Eis aqui a tremenda e ímpar condição do ser humano, o que faz dele alguma coisa única no universo. Advirta-se o aspecto estranho e triste do caso. Um ente cujo ser consiste, não no que já é, mas no que ainda não é, um ser que consiste em ainda não ser. Todo o resto do universo consiste no que já é. O astro é o que já é, nem mais nem menos. Todo aquele cujo modo de ser consiste em ser o que já é e no qual, portanto, coincide, evidentemente, sua potencialidade com sua realidade, o que pode ser com o que, com efeito, já é, chamamos coisa. A coisa tem seu ser já dado e obtido.
Neste sentido, o homem não é uma coisa mas uma pretensão, a pretensão de ser isto ou aquilo. Cada época, cada povo, cada indivíduo modula de diverso modo a pretensão geral humana.
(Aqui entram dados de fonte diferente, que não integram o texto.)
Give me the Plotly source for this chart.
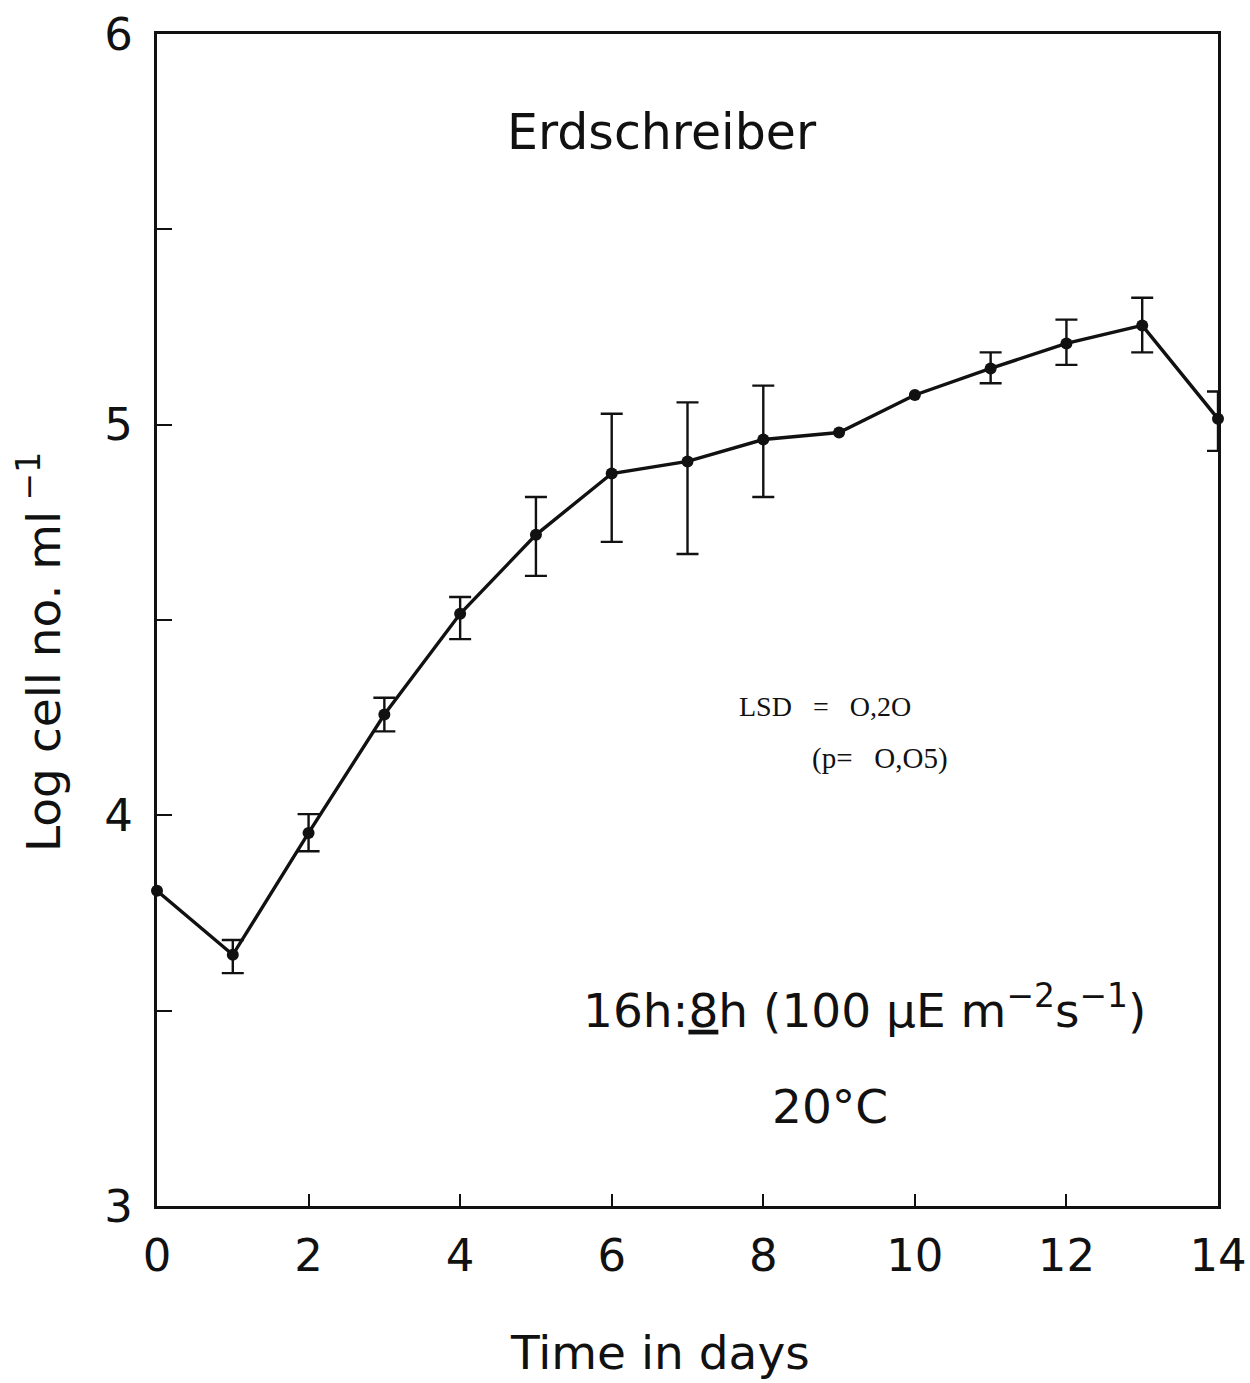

Agora, penso, compreendem-se bem todos os termos do fenômeno fundamental que é nossa vida. Existir é para nós achar-nos de pronto tendo que realizar a pretensão que somos numa determinada circunstância. Não se nos permite eleger de antemão o mundo ou circunstância em que temos que viver, já que nos encontramos, sem nossa anuência prévia, submersos num contorno, num mundo que é o de aqui e agora. […] (p. 38-40, grifo meu)
ORTEGA Y GASSET, José. Meditação da técnica. Rio de Janeiro: Livro Ibero-americano, 1963.